The Novel and Other Incidents

THE NOVEL AND OTHER INCIDENTS: Charlotte Harker’s collection of short stories is reviewed by Carla Scarano

The Novel and Other Incidents
Charlotte Harker
TSL Publications
ISBN 9781914245923

The surreal seeps into the ordinary in Charlotte Harker’s new collection of short prose pieces, which draw on the unsettling situations in which the different protagonists of the stories are trapped and from which they are trying to free themselves. Their dreams and desires are unbridled; they express the unconscious wish to break out of boring routines and turn ordinary events upside down, reversing and questioning everyday situations. The imagination flares, contradictions are temporarily effaced, and unexpected scenarios are described as normal. In these stories, drama and humour mingle, reflecting the absurdities and banalities of life:

 ‘Come on then, if you think you’re hard enough’. So I do, I step
outside and cross a threshold; I cross the line; I walk the line; I take in
a deep breath and inhale an air thick with fear and loathing, with
judgement and impatience, with self-interest and aggression. I fight
my way through and when I return home, some the wiser, I am
	I only went out to post a letter.
                                                          (‘Step Outside If You Think You’re Hard Enough’)

In our everyday life we make up ‘reality’, a construction that absorbs us even though our attempts to find a more authentic vision are denied each time. Miscommunications, misunderstandings and incomprehension damage relationships, solitude triggers addictions, and psychological suffering might hinder personal developments. In this perspective, there are no certainties, and the vulnerable side of humankind is openly exposed, although it is a condition that might be a strength that makes us human and flexible, adaptable to the different situations that we need to face. Survival seems to be the suggested final goal in a meandering path that has no conclusion. A different dimension is therefore envisaged in which toys come alive, poltergeists haunt the living, houses are redesigned by a dead architect according to the owner’s desires, and the protagonist of a novel about a writer writing a novel takes the place of the real writer, who suddenly dies.

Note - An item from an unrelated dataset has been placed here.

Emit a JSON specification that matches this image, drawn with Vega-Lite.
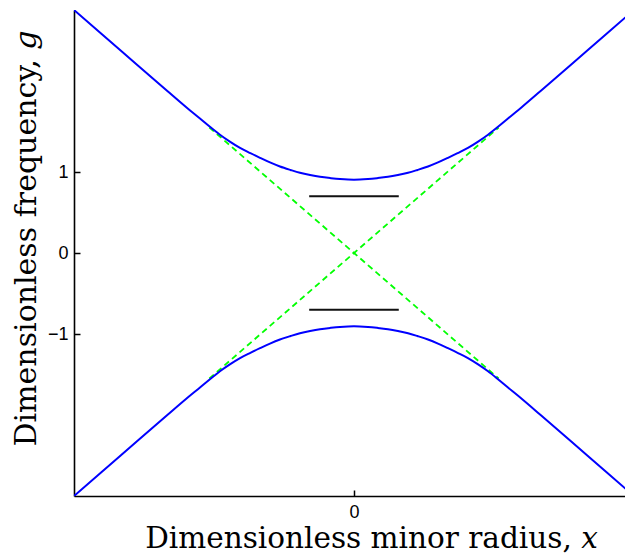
{
  "$schema": "https://vega.github.io/schema/vega-lite/v6.json",
  "width": 551,
  "height": 486,
  "autosize": {"type": "none"},
  "padding": {"left": 74, "top": 10, "right": 0, "bottom": 57},
  "background": "white",
  "config": {"view": {"stroke": null}},
  "datasets": {
    "branches": [
      {"branch": "upper", "x": -3.0, "g": 3.0},
      {"branch": "upper", "x": -2.5, "g": 2.5},
      {"branch": "upper", "x": -2.0, "g": 2.0},
      {"branch": "upper", "x": -1.8, "g": 1.802},
      {"branch": "upper", "x": -1.65, "g": 1.66},
      {"branch": "upper", "x": -1.54, "g": 1.555},
      {"branch": "upper", "x": -1.436, "g": 1.46},
      {"branch": "upper", "x": -1.33, "g": 1.375},
      {"branch": "upper", "x": -1.221, "g": 1.297},
      {"branch": "upper", "x": -1.11, "g": 1.232},
      {"branch": "upper", "x": -1.007, "g": 1.175},
      {"branch": "upper", "x": -0.9, "g": 1.118},
      {"branch": "upper", "x": -0.793, "g": 1.068},
      {"branch": "upper", "x": -0.68, "g": 1.025},
      {"branch": "upper", "x": -0.579, "g": 0.99},
      {"branch": "upper", "x": -0.47, "g": 0.962},
      {"branch": "upper", "x": -0.364, "g": 0.94},
      {"branch": "upper", "x": -0.25, "g": 0.924},
      {"branch": "upper", "x": -0.15, "g": 0.913},
      {"branch": "upper", "x": 0.0, "g": 0.905},
      {"branch": "upper", "x": 0.15, "g": 0.913},
      {"branch": "upper", "x": 0.25, "g": 0.924},
      {"branch": "upper", "x": 0.364, "g": 0.94},
      {"branch": "upper", "x": 0.47, "g": 0.962},
      {"branch": "upper", "x": 0.579, "g": 0.99},
      {"branch": "upper", "x": 0.68, "g": 1.025},
      {"branch": "upper", "x": 0.793, "g": 1.068},
      {"branch": "upper", "x": 0.9, "g": 1.118},
      {"branch": "upper", "x": 1.007, "g": 1.175},
      {"branch": "upper", "x": 1.11, "g": 1.232},
      {"branch": "upper", "x": 1.221, "g": 1.297},
      {"branch": "upper", "x": 1.33, "g": 1.375},
      {"branch": "upper", "x": 1.436, "g": 1.46},
      {"branch": "upper", "x": 1.54, "g": 1.555},
      {"branch": "upper", "x": 1.65, "g": 1.66},
      {"branch": "upper", "x": 1.8, "g": 1.802},
      {"branch": "upper", "x": 2.0, "g": 2.0},
      {"branch": "upper", "x": 2.5, "g": 2.5},
      {"branch": "upper", "x": 3.0, "g": 3.0},
      {"branch": "lower", "x": -3.0, "g": -3.0},
      {"branch": "lower", "x": -2.5, "g": -2.5},
      {"branch": "lower", "x": -2.0, "g": -2.0},
      {"branch": "lower", "x": -1.8, "g": -1.802},
      {"branch": "lower", "x": -1.65, "g": -1.66},
      {"branch": "lower", "x": -1.54, "g": -1.555},
      {"branch": "lower", "x": -1.436, "g": -1.46},
      {"branch": "lower", "x": -1.33, "g": -1.375},
      {"branch": "lower", "x": -1.221, "g": -1.297},
      {"branch": "lower", "x": -1.11, "g": -1.232},
      {"branch": "lower", "x": -1.007, "g": -1.175},
      {"branch": "lower", "x": -0.9, "g": -1.118},
      {"branch": "lower", "x": -0.793, "g": -1.068},
      {"branch": "lower", "x": -0.68, "g": -1.025},
      {"branch": "lower", "x": -0.579, "g": -0.99},
      {"branch": "lower", "x": -0.47, "g": -0.962},
      {"branch": "lower", "x": -0.364, "g": -0.94},
      {"branch": "lower", "x": -0.25, "g": -0.924},
      {"branch": "lower", "x": -0.15, "g": -0.913},
      {"branch": "lower", "x": 0.0, "g": -0.905},
      {"branch": "lower", "x": 0.15, "g": -0.913},
      {"branch": "lower", "x": 0.25, "g": -0.924},
      {"branch": "lower", "x": 0.364, "g": -0.94},
      {"branch": "lower", "x": 0.47, "g": -0.962},
      {"branch": "lower", "x": 0.579, "g": -0.99},
      {"branch": "lower", "x": 0.68, "g": -1.025},
      {"branch": "lower", "x": 0.793, "g": -1.068},
      {"branch": "lower", "x": 0.9, "g": -1.118},
      {"branch": "lower", "x": 1.007, "g": -1.175},
      {"branch": "lower", "x": 1.11, "g": -1.232},
      {"branch": "lower", "x": 1.221, "g": -1.297},
      {"branch": "lower", "x": 1.33, "g": -1.375},
      {"branch": "lower", "x": 1.436, "g": -1.46},
      {"branch": "lower", "x": 1.54, "g": -1.555},
      {"branch": "lower", "x": 1.65, "g": -1.66},
      {"branch": "lower", "x": 1.8, "g": -1.802},
      {"branch": "lower", "x": 2.0, "g": -2.0},
      {"branch": "lower", "x": 2.5, "g": -2.5},
      {"branch": "lower", "x": 3.0, "g": -3.0}
    ],
    "asymptotes": [
      {"line": "rising", "x": -1.55, "g": -1.55},
      {"line": "rising", "x": 1.55, "g": 1.55},
      {"line": "falling", "x": -1.55, "g": 1.55},
      {"line": "falling", "x": 1.55, "g": -1.55}
    ],
    "levels": [
      {"level": "upper", "x": -0.48, "g": 0.7},
      {"level": "upper", "x": 0.48, "g": 0.7},
      {"level": "lower", "x": -0.48, "g": -0.7},
      {"level": "lower", "x": 0.48, "g": -0.7}
    ]
  },
  "encoding": {
    "x": {
      "field": "x",
      "type": "quantitative",
      "scale": {"domain": [-3, 2.904], "nice": false, "zero": false},
      "axis": {
        "values": [0],
        "grid": false,
        "domainColor": "black",
        "domainWidth": 1.6,
        "ticks": true,
        "tickColor": "black",
        "tickWidth": 1.5,
        "tickSize": -6,
        "labelFont": "Liberation Sans",
        "labelFontSize": 18,
        "labelColor": "black",
        "labelPadding": 13,
        "title": "Dimensionless minor radius, 𝑥",
        "titleFont": "DejaVu Serif",
        "titleFontSize": 29.5,
        "titleFontWeight": "normal",
        "titleColor": "black",
        "titleAngle": 0,
        "titleAlign": "center",
        "titleBaseline": "alphabetic",
        "titleX": 297,
        "titleY": 51
      }
    },
    "y": {
      "field": "g",
      "type": "quantitative",
      "scale": {"domain": [-3, 3], "nice": false, "zero": false},
      "axis": {
        "values": [-1, 0, 1],
        "grid": false,
        "domainColor": "black",
        "domainWidth": 1.6,
        "ticks": true,
        "tickColor": "black",
        "tickWidth": 1.5,
        "tickSize": -6,
        "labelFont": "Liberation Sans",
        "labelFontSize": 18,
        "labelColor": "black",
        "labelPadding": 12,
        "title": "Dimensionless frequency, 𝑔",
        "titleFont": "DejaVu Serif",
        "titleFontSize": 30,
        "titleFontWeight": "normal",
        "titleColor": "black",
        "titleAngle": -90,
        "titleAlign": "center",
        "titleBaseline": "alphabetic",
        "titleX": -39,
        "titleY": 228
      }
    }
  },
  "layer": [
    {
      "data": {"name": "asymptotes"},
      "mark": {"type": "line", "color": "#00ff00", "strokeWidth": 1.8, "strokeDash": [6, 4]},
      "encoding": {"detail": {"field": "line"}}
    },
    {
      "data": {"name": "levels"},
      "mark": {"type": "line", "color": "#111111", "strokeWidth": 2},
      "encoding": {"detail": {"field": "level"}}
    },
    {
      "data": {"name": "branches"},
      "mark": {"type": "line", "color": "#0000ff", "strokeWidth": 2, "interpolate": "catmull-rom", "clip": true},
      "encoding": {"detail": {"field": "branch"}}
    },
    {
      "data": {"values": [{}]},
      "mark": {"type": "rule", "color": "black", "strokeWidth": 1.6},
      "encoding": {"y": {"datum": 3, "type": "quantitative"}, "x": {"value": 0}, "x2": {"value": 551}}
    }
  ]
}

But what is ‘reality’ after all? The different pieces in the collection explore exactly this issue in a pressing but understated questioning in which the absurd and the surreal creep in and become substitutes for what we think ‘reality’ is. ‘It is all temporary’ (‘The Kitchen Clock’); the passing of time kills the hope for definite progression or a final encouraging vision. We circle around, and old scars hurt again at the slightest moving of the heart. Eventually, indecision stops us from making up our mind and changing our life. Ordinary events therefore become symbolic of the human condition and are explored with an ironic lens that insightfully reflects on loss, missed opportunities and the power exercised by self-denial:

We had our chances. Of course we would not have known for certain
how our life together would have unfolded but we both would have
seized the opportunity to find out if we had been emotionally equipped
to do so.  We were in control of our fate but equally our own narratives,
our confused sense of self and our demons proved to be ruthless,
indifferent saboteurs.
                                                                                  (‘About Edward’)

The collection delves into our sense of existence and our position in this world. There are no definite answers and the search is still in progress and is continuous, engaging and entertaining the reader despite the pitfalls, flaws and absurdities of our situation. The black and white drawings that illustrate the book enhance these concepts via their apparent simplicity and in the keen attention to detail. They are figurative sketches that show and dissect the object in their precision and factualness, which might hide a different aspect behind the object’s ordinariness. The experiences are described in a touching and at times disturbing way with a witty sense of humour that encompasses joy and sadness, pain and rare moments of liberation. The topics are varied and unexpected and the narratives subvert the system that haunts the everyday, challenging who we think we are.